Perfect Parents Need Not Read This
I was recently driving across town with our daughter Paige when a car pulled into our lane and abruptly hit the brakes. Before I had a chance to respond sweet little Paige erupted from the backseat, "OH COME ON! YOU ARE A HORRIBLE DRIVER!...right, Dad?"
Being a parent is a humbling endeavor, isn't it? It seems hardly a day goes by when I don't drop the ball in front of my kids in some way, shape or form. Fortunately, our three little ones are still too young to fully understand just how depraved their dad is, but a day is coming when they are going to realize neither of their parents are the superheroes they once thought we were.
Mom loses her cool. Dad occasionally suffers from turrets while driving. Sooner or later they'll realize mom and dad are painfully imperfect.
As a parent, it can be tempting to try to hide all of my shortcomings from my kids. I think this is probably true of a lot of us, especially we Christian parents who desire to raise our kids in a certain way. We don't want them to make the same mistakes we've made. We don't want them to have to learn so many things the hard way. We hope and pray our kids manage to do it better than we have.
But if we're not careful, this can put an awful lot of pressure on us parents. It can lead us to think we need to get our act together and ascend the heights of parental or moral perfection, lest our kids find us out and promptly run after Satan. For those of us all too aware of our own inability to do this, it's tempting to pretend.

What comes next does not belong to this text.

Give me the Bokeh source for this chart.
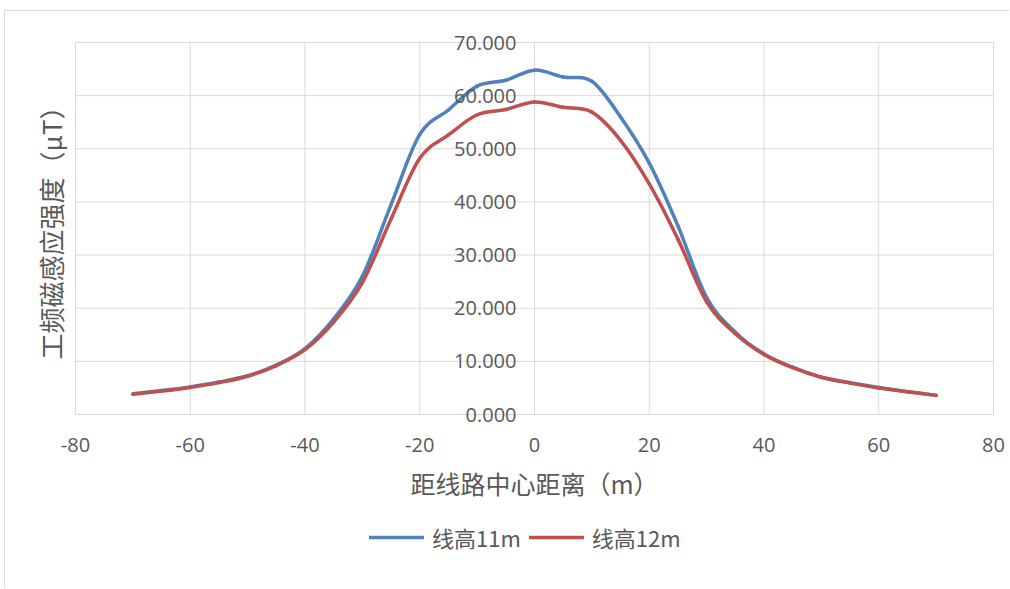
from bokeh.plotting import figure
from bokeh.models import (ColumnDataSource, Legend, LegendItem, Label,
                          FixedTicker, CustomJSTickFormatter)
from bokeh.embed import file_html
from bokeh.resources import INLINE

# Distance from the line centre (m)
distance = [-70, -65, -60, -55, -50, -45, -40, -35, -30, -25, -20, -15, -10, -5,
            0, 5, 10, 15, 20, 25, 30, 35, 40, 45, 50, 55, 60, 65, 70]

# Power-frequency magnetic induction (uT), conductor height 11 m
b_11m = [3.9, 4.5, 5.2, 6.1, 7.3, 9.3, 12.4, 18.0, 26.0, 39.5, 52.7, 57.3, 61.8, 62.9,
         64.8, 63.5, 62.7, 56.0, 47.3, 35.5, 22.0, 15.5, 11.4, 8.9, 7.0, 6.0, 5.1, 4.3, 3.6]

# Power-frequency magnetic induction (uT), conductor height 12 m
b_12m = [3.8, 4.4, 5.1, 6.0, 7.2, 9.2, 12.2, 17.4, 24.8, 36.8, 48.2, 52.6, 56.4, 57.4,
         58.8, 57.8, 56.9, 51.6, 43.4, 33.0, 21.2, 15.2, 11.3, 8.8, 7.0, 5.9, 5.0, 4.3, 3.6]

series_names = ["线高11m", "线高12m"]
series_colors = ["#4F81BD", "#C0504D"]

x_ticks = [-80, -60, -40, -20, 0, 20, 40, 60, 80]
y_ticks = [0, 10, 20, 30, 40, 50, 60, 70]

x_title = "距线路中心距离（m）"
y_title = "工频磁感应强度（μT）"

TEXT = "#595959"
GRID = "#d9d9d9"
CJK = "Noto Sans CJK SC"
NUM = "Open Sans"

# canvas geometry (pixels); the frame covers the whole canvas and the
# gridded 0..70 band sits inside it with room around for the texts
W, H = 1005, 578
PAD_L, PAD_R, PAD_T, PAD_B = 70, 17, 31, 175
x_lo, x_hi = x_ticks[0], x_ticks[-1]
y_lo, y_hi = y_ticks[0], y_ticks[-1]
ux = (x_hi - x_lo) / (W - PAD_L - PAD_R)
uy = (y_hi - y_lo) / (H - PAD_T - PAD_B)


def smooth_segments(xs, ys):
    """Cubic Bezier segments through the points (Catmull-Rom style smoothing)."""
    n = len(xs)
    seg = dict(x0=[], y0=[], x1=[], y1=[], cx0=[], cy0=[], cx1=[], cy1=[])
    for i in range(n - 1):
        p0 = (xs[max(i - 1, 0)], ys[max(i - 1, 0)])
        p1 = (xs[i], ys[i])
        p2 = (xs[i + 1], ys[i + 1])
        p3 = (xs[min(i + 2, n - 1)], ys[min(i + 2, n - 1)])
        seg["x0"].append(p1[0]); seg["y0"].append(p1[1])
        seg["x1"].append(p2[0]); seg["y1"].append(p2[1])
        seg["cx0"].append(p1[0] + (p2[0] - p0[0]) / 6.0)
        seg["cy0"].append(p1[1] + (p2[1] - p0[1]) / 6.0)
        seg["cx1"].append(p2[0] - (p3[0] - p1[0]) / 6.0)
        seg["cy1"].append(p2[1] - (p3[1] - p1[1]) / 6.0)
    return seg


p = figure(width=W, height=H,
           x_range=(x_lo - PAD_L * ux, x_hi + PAD_R * ux),
           y_range=(y_lo - PAD_B * uy, y_hi + PAD_T * uy),
           output_backend="svg", toolbar_location=None, min_border=0,
           styles={"margin-left": "4px", "margin-top": "10px",
                   "border-left": "1px solid #d9d9d9",
                   "border-top": "1px solid #d9d9d9"})
p.background_fill_color = "white"
p.border_fill_color = "white"
p.outline_line_color = None
p.grid.visible = False

# gridlines of the 0..70 band
p.segment(x0=x_ticks, x1=x_ticks, y0=[y_lo] * len(x_ticks), y1=[y_hi] * len(x_ticks),
          line_color=GRID, line_width=1)
p.segment(x0=[x_lo] * len(y_ticks), x1=[x_hi] * len(y_ticks), y0=y_ticks, y1=y_ticks,
          line_color=GRID, line_width=1)

# x axis along y = 0, spanning the -80..80 band so its title centres on it
xa = p.xaxis[0]
xa.fixed_location = 0
xa.bounds = (x_lo, x_hi)
xa.ticker = FixedTicker(ticks=x_ticks)
xa.formatter = CustomJSTickFormatter(code="return tick.toString();")
xa.axis_line_color = None
xa.major_tick_line_color = None
xa.minor_tick_line_color = None
xa.major_label_standoff = 17
xa.major_label_text_font = NUM
xa.major_label_text_font_size = "20px"
xa.major_label_text_color = TEXT
xa.axis_label = x_title
xa.axis_label_text_font = CJK
xa.axis_label_text_font_size = "25px"
xa.axis_label_text_font_style = "normal"
xa.axis_label_text_color = TEXT
xa.axis_label_standoff = 10

# y axis crossing at x = 0
ya = p.yaxis[0]
ya.fixed_location = 0
ya.ticker = FixedTicker(ticks=y_ticks)
ya.formatter = CustomJSTickFormatter(code="return tick.toFixed(3);")
ya.axis_line_color = None
ya.major_tick_line_color = None
ya.minor_tick_line_color = None
ya.major_label_standoff = 12
ya.major_label_text_font = NUM
ya.major_label_text_font_size = "20px"
ya.major_label_text_color = TEXT

# vertical axis title at the left edge
p.add_layout(Label(x=45, y=363, x_units="screen", y_units="screen", text=y_title,
                   angle=90, angle_units="deg", text_align="center",
                   text_baseline="middle", text_font=CJK, text_font_size="26px",
                   text_color=TEXT))

items = []
for name, color, vals in zip(series_names, series_colors, [b_11m, b_12m]):
    src = ColumnDataSource(smooth_segments(distance, vals))
    r = p.bezier(x0="x0", y0="y0", x1="x1", y1="y1", cx0="cx0", cy0="cy0",
                 cx1="cx1", cy1="cy1", source=src, line_color=color,
                 line_width=3.5, line_cap="round")
    items.append(LegendItem(label=name, renderers=[r]))

# legend under the axis title, placed in pixels from the frame's lower-left corner
legend = Legend(items=items, orientation="horizontal", location=(364, 36),
                label_text_font=CJK, label_text_font_size="22px",
                label_text_color=TEXT, glyph_width=55, glyph_height=20,
                label_standoff=8, spacing=8, border_line_color=None,
                background_fill_alpha=0, padding=4, margin=0)
p.add_layout(legend, "center")

open("out.html", "w").write(file_html(p, INLINE))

But here's what I hope will be a welcome bit of good news to all the other imperfect parents out there: our kids don't need perfect parents, just repentant ones.
The kids I see struggle the most as they grow older often come from Christian homes where a high moral code was projected and expected, but where repentance was rarely modeled. Mom and dad expected a certain amount of righteousness and perhaps they themselves truly lived it out, but their kids never got to see their parent's humanity. They never saw their parents fail like Peter, or doubt like Thomas, or wrestle with God as Jacob did. And because they never saw it modeled for them, they didn't know what to do when they themselves inevitably failed, or struggled to believe, or needed to have it out with God. Some eventually came to conclude their faith was somehow broken because it wasn't as easy as mom and dad made it appear.
On the other hand, many of the kids who come from Christian homes that I see thrive the most as they grow older had parents who were as human as any; and they didn't try to hide it from their kids. They talked about the challenges of living a life of faith. No questions were off limits. Sin wasn't downplayed in a cheap grace sort of way, nor was it swept under the rug. Instead, their parents were quick to own their sin and ask for forgiveness. These are the kids who always seem to come out of the wilderness standing. I don't think that's a coincidence.
One of the central messages of the bible is that striving after the law always ends in death. It either leaves us puffed up with pride when we feel we are doing it well or devastated when we realize we aren't. Both suck the life out of us and our families. But grace? Grace is different. Grace takes the pressure off. Grace invites us to obey out of rested thankfulness, rather than duty or fear.
Parents who center themselves on God's gospel of grace are free in a way that few parents are. They are free to fail, and they are free to let their kids see them fail, because Jesus has succeeded on their behalf. Every misstep is just another opportunity to turn back to God as they celebrate how good He is, not how good they are. The pressure isn't on parents or their kids to be perfect because they know Jesus was perfect for them and that is enough. Like Paul, they are free to say to their kids with humility and thankfulness, "Christ Jesus came into the world to save sinners—of whom I am the worst" (1 Tim 1:15).
So parents, lets put to rest the idea that in order to raise great kids we’ve got to aspire to the heights of unflinching personal holiness or parental perfection. Breathe a little. Remember that grace is good news precisely because we are so bad at times.
You fall short. God knows it, you know it, and your kids know it (or they will soon). Invite them in. Offer them not just your answers, but your questions too. Let them see the way you follow Jesus, the good, the bad and the ugly. And perhaps most importantly, let them see you own your sin, calling it what it is, and then point them to the God who loves us anyway.